In recent years, the mighty California Department of Water Resources has committed to researching the possibility of extending weather forecasting beyond the 3-14 days that is currently “skillful” according to statistical measures. In the fall they have been hosting a discussion of these questions at the National Academy of Sciences outpost at UC Irvine. This year’s presentation was called Water Year 2019: Feast or Famine?
Without getting into a long and wonky discussion, suffice to say that researchers seem to have turned away from the past emphasis on the influence of El Nino on precipitation in the Southwest, and instead are pioneering new methods, working with the support of NOAA, focused on the identification of specific “weather objects” such as Atmospheric Rivers nearer the West Coast. (see forecasts here)
State climatologist Michael Anderson warned the audience of scientists to take this “outlook” with “a whole shaker of salt,” and included this slide, discussing conditions and factors forecasters must consider.
Anderson admitted a little later that the amount of information in that slide might have been “abusive.”

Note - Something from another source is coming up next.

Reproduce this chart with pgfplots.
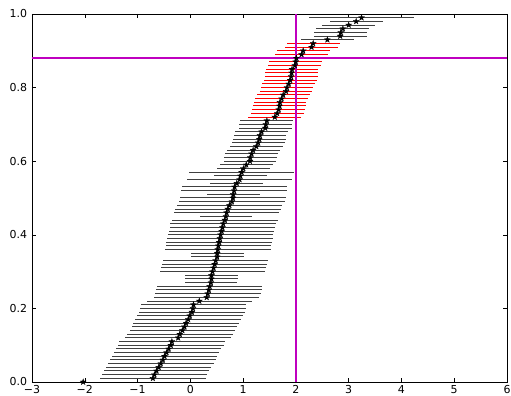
\documentclass[border=0pt]{standalone}
\usepackage{fontspec}
\setmainfont{DejaVu Sans}
\usepackage{pgfplots}
\usepackage{pgfplotstable}
\pgfplotsset{compat=1.18}
\definecolor{mpm}{rgb}{0.75,0,0.75}
\pgfdeclareplotmark{fstar}{%
  \pgfpathmoveto{\pgfpointpolar{90}{\pgfplotmarksize}}%
  \pgfpathlineto{\pgfpointpolar{126}{0.4\pgfplotmarksize}}%
  \pgfpathlineto{\pgfpointpolar{162}{\pgfplotmarksize}}%
  \pgfpathlineto{\pgfpointpolar{198}{0.4\pgfplotmarksize}}%
  \pgfpathlineto{\pgfpointpolar{234}{\pgfplotmarksize}}%
  \pgfpathlineto{\pgfpointpolar{270}{0.4\pgfplotmarksize}}%
  \pgfpathlineto{\pgfpointpolar{306}{\pgfplotmarksize}}%
  \pgfpathlineto{\pgfpointpolar{342}{0.4\pgfplotmarksize}}%
  \pgfpathlineto{\pgfpointpolar{18}{\pgfplotmarksize}}%
  \pgfpathlineto{\pgfpointpolar{54}{0.4\pgfplotmarksize}}%
  \pgfpathclose
  \pgfusepathqfillstroke
}
\pgfplotstableread{
y x e
0.00 -2.03 1.0
0.01 -0.71 1.0
0.02 -0.68 1.0
0.03 -0.64 1.0
0.04 -0.60 1.0
0.05 -0.56 1.0
0.06 -0.52 1.0
0.07 -0.49 1.0
0.08 -0.45 1.0
0.09 -0.41 1.0
0.10 -0.37 1.0
0.11 -0.35 1.0
0.12 -0.23 1.0
0.13 -0.20 1.0
0.14 -0.15 1.0
0.15 -0.11 1.0
0.16 -0.08 1.0
0.17 -0.04 1.0
0.18 -0.01 1.0
0.19 0.03 1.0
0.20 0.05 1.0
0.21 0.06 1.0
0.22 0.17 1.0
0.23 0.31 1.0
0.24 0.33 1.0
0.25 0.35 1.0
0.26 0.365 1.0
0.27 0.39 0.5
0.28 0.40 0.5
0.29 0.40 0.5
0.30 0.42 1.0
0.31 0.44 1.0
0.32 0.46 1.0
0.33 0.48 1.0
0.34 0.51 0.5
0.35 0.51 0.5
0.36 0.52 1.0
0.37 0.53 1.0
0.38 0.545 1.0
0.39 0.56 1.0
0.40 0.573 1.0
0.41 0.592 1.0
0.42 0.608 1.0
0.43 0.624 1.0
0.44 0.655 1.0
0.45 0.674 0.5
0.46 0.687 1.0
0.47 0.709 1.0
0.48 0.741 1.0
0.49 0.788 1.0
0.50 0.807 1.0
0.51 0.813 0.5
0.52 0.829 1.0
0.53 0.838 1.0
0.54 0.88 0.5
0.55 0.933 1.0
0.56 0.949 0.5
0.57 0.971 1.0
0.58 1.006 0.5
0.59 1.06 0.5
0.60 1.13 0.5
0.61 1.136 0.5
0.62 1.16 0.5
0.63 1.19 0.5
0.64 1.25 0.5
0.65 1.287 0.5
0.66 1.306 0.5
0.67 1.318 0.5
0.68 1.35 0.5
0.69 1.42 0.5
0.70 1.43 0.5
0.71 1.45 0.5
0.93 2.597 0.5
0.94 2.84 0.5
0.95 2.85 0.5
0.96 2.89 0.5
0.97 3.00 0.5
0.98 3.142 0.5
0.99 3.244 1.0
}\blackdata
\pgfplotstableread{
y x e
0.72 1.60 0.5
0.73 1.646 0.5
0.74 1.675 0.5
0.75 1.69 0.5
0.76 1.697 0.5
0.77 1.73 0.5
0.78 1.76 0.5
0.79 1.814 0.5
0.80 1.83 0.5
0.81 1.865 0.5
0.82 1.893 0.5
0.83 1.91 0.5
0.84 1.918 0.5
0.85 1.927 0.5
0.86 1.98 0.5
0.87 1.997 0.5
0.88 2.01 0.5
0.89 2.107 0.5
0.90 2.139 0.5
0.91 2.296 0.5
0.92 2.328 0.5
}\reddata
\begin{document}
\begin{tikzpicture}
\path[use as bounding box] (-32bp,-14bp) rectangle (479bp,382bp);
\begin{axis}[
  at={(0,0)}, anchor=south west,
  scale only axis, width=475bp, height=368bp,
  xmin=-3, xmax=6, ymin=0, ymax=1,
  xtick={-3,-2,-1,0,1,2,3,4,5,6},
  xticklabels={−3,−2,−1,0,1,2,3,4,5,6},
  ytick={0,0.2,0.4,0.6,0.8,1.0},
  yticklabels={0.0,0.2,0.4,0.6,0.8,1.0},
  tick align=inside, major tick length=4bp,
  tick style={black, line width=0.5bp},
  axis line style={black, line width=0.8bp},
  ticklabel style={font=\fontsize{11}{13}\selectfont},
  xticklabel style={yshift=0bp},
  yticklabel style={xshift=-1.5bp},
  clip=true,
]
\addplot[only marks, mark=fstar, mark size=3.2bp,
  mark options={fill=black, draw=black, line width=0.2bp},
  error bars/.cd, x dir=both, x explicit, error mark=none,
  error bar style={line width=1bp, black!75}]
  table[x=x, y=y, x error=e] {\blackdata};
\addplot[only marks, mark=fstar, mark size=3.2bp,
  mark options={fill=black, draw=black, line width=0.2bp},
  error bars/.cd, x dir=both, x explicit, error mark=none,
  error bar style={line width=1bp, red}]
  table[x=x, y=y, x error=e] {\reddata};
\addplot[mpm, line width=1.8bp] coordinates {(2,0) (2,1)};
\addplot[mpm, line width=1.8bp] coordinates {(-3,0.88) (6,0.88)};
\end{axis}
\end{tikzpicture}
\end{document}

Nonetheless, he went on to summarize the outlook for rain and snow as follows. These are some of CA’s best forecasters making observations about what they’ve seen so far from this water year. Notes in [brackets] are my off-the-cuff translations of the science
Slow start to water year: no significant precipitation until Thanksgiving. [factor in wildfires]
Eastern Tropical Pacific warmer than usual [meaning more clouds closer to West Coast — potential moisture]

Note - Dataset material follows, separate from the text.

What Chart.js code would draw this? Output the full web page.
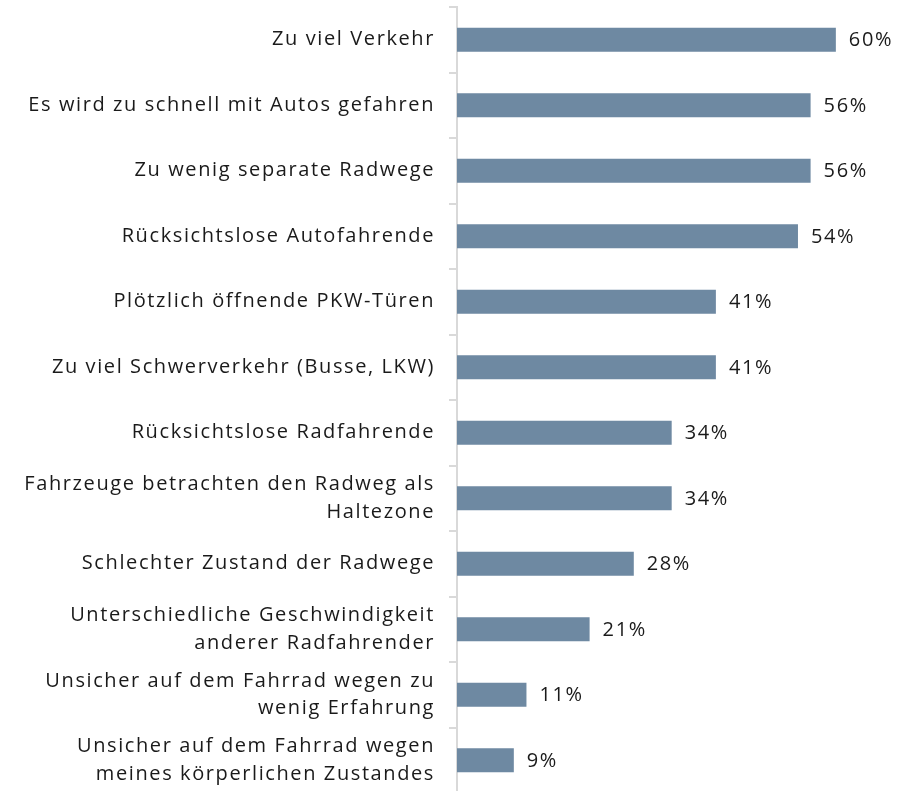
<!DOCTYPE html>
<html>
<head>
<meta charset="utf-8">
<script src="https://cdn.jsdelivr.net/npm/chart.js@4.4.1/dist/chart.umd.min.js"></script>
<style>
  html, body { margin: 0; padding: 0; background: #fff; overflow: hidden; }
  #wrap { position: relative; width: 908px; height: 795px; }
</style>
</head>
<body>
<div id="wrap"><canvas id="chart"></canvas></div>
<script>
const categories = [
    'Zu viel Verkehr',
    'Es wird zu schnell mit Autos gefahren',
    'Zu wenig separate Radwege',
    'Rücksichtslose Autofahrende',
    'Plötzlich öffnende PKW-Türen',
    'Zu viel Schwerverkehr (Busse, LKW)',
    'Rücksichtslose Radfahrende',
    ['Fahrzeuge betrachten den Radweg als', 'Haltezone'],
    'Schlechter Zustand der Radwege',
    ['Unterschiedliche Geschwindigkeit', 'anderer Radfahrender'],
    ['Unsicher auf dem Fahrrad wegen zu', 'wenig Erfahrung'],
    ['Unsicher auf dem Fahrrad wegen', 'meines körperlichen Zustandes']
];
const shares = [60, 56, 56, 54, 41, 41, 34, 34, 28, 21, 11, 9];

const FONT = "'Open Sans', sans-serif";
const SPACING = '1.6px';

// letter spacing + value labels at bar ends
const textPlugin = {
    id: 'textPlugin',
    beforeDraw(chart) {
        chart.ctx.letterSpacing = SPACING;
    },
    afterDatasetsDraw(chart) {
        const ctx = chart.ctx;
        const meta = chart.getDatasetMeta(0);
        ctx.save();
        ctx.letterSpacing = SPACING;
        ctx.font = '20px ' + FONT;
        ctx.fillStyle = '#1a1a1a';
        ctx.textAlign = 'left';
        ctx.textBaseline = 'middle';
        meta.data.forEach((bar, i) => {
            ctx.fillText(shares[i] + '%', bar.x + 13, bar.y + 1);
        });
        ctx.restore();
    }
};

const myChart = new Chart(document.getElementById('chart'), {
    type: 'bar',
    data: {
        labels: categories,
        datasets: [{
            data: shares,
            backgroundColor: '#6e89a2',
            barPercentage: 0.37,
            categoryPercentage: 1
        }]
    },
    options: {
        indexAxis: 'y',
        responsive: true,
        maintainAspectRatio: false,
        animation: false,
        layout: { padding: { top: 7, right: 9, bottom: 2, left: 0 } },
        scales: {
            x: {
                display: false,
                min: 0,
                max: 70
            },
            y: {
                afterFit(axis) {
                    axis.width = 457;
                    axis.paddingTop = 0;
                    axis.paddingBottom = 0;
                },
                border: { color: '#d9d9d9', width: 2 },
                grid: {
                    offset: true,
                    drawOnChartArea: false,
                    tickLength: 8,
                    color: '#d9d9d9',
                    lineWidth: 2
                },
                ticks: {
                    padding: 14,
                    color: '#1a1a1a',
                    font: { family: FONT, size: 20, lineHeight: 1.38 }
                }
            }
        },
        plugins: {
            legend: { display: false },
            tooltip: { enabled: false }
        }
    },
    plugins: [textPlugin]
});
</script>
</body>
</html>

Jet stream zonal [systems moving directly across Pacific, east to west, and rapidly]
“pattern suggests faster moving storms regularly impacting California with precipitation totals dependent on AR [Atmospheric river] characteristics — watch your weather forecasts”
Dynamical seasonal forecast suggests above average winter [but these forecasts have not been shown to have skill]
NOAA forecast calls for wetter than average winter
Sounds to me like these folks are expecting a wet winter, even if they don’t want to be quoted saying so.
This morning the LA Times reports that the storm system that hit SoCal this week was wetter than expected, and veteran observer (and friend) Bill Patzert puts that in context:
There are a couple of reasons why it’s hard to say whether the rest of the season will be rainy.
Not only is there a “wannabe” El Niño in the Pacific Ocean along the equator, a weather phenomenon that can cause a series of subtropical storms to hit California, Patzert said, but there’s also a “blob” of warm water in the northeastern Pacific Ocean, which in years past has reinforced a drought-worsening ridge of high pressure that diverts storms away from the West Coast and into the central United States.
“It’s a rematch of the blob versus El Niño,” Patzert said. “Most forecasters are being cautious about January, February and March, which are usually our wettest months.”
As the story notes, one reason it may feel wetter than normal is that it’s been much drier than normal in recent years, especially early in the season. (Last year at this time SoCal had recorded only a trace of moisture.) This year so far we’ve had about 4 inches here in the Ojai area. So it seems wetter.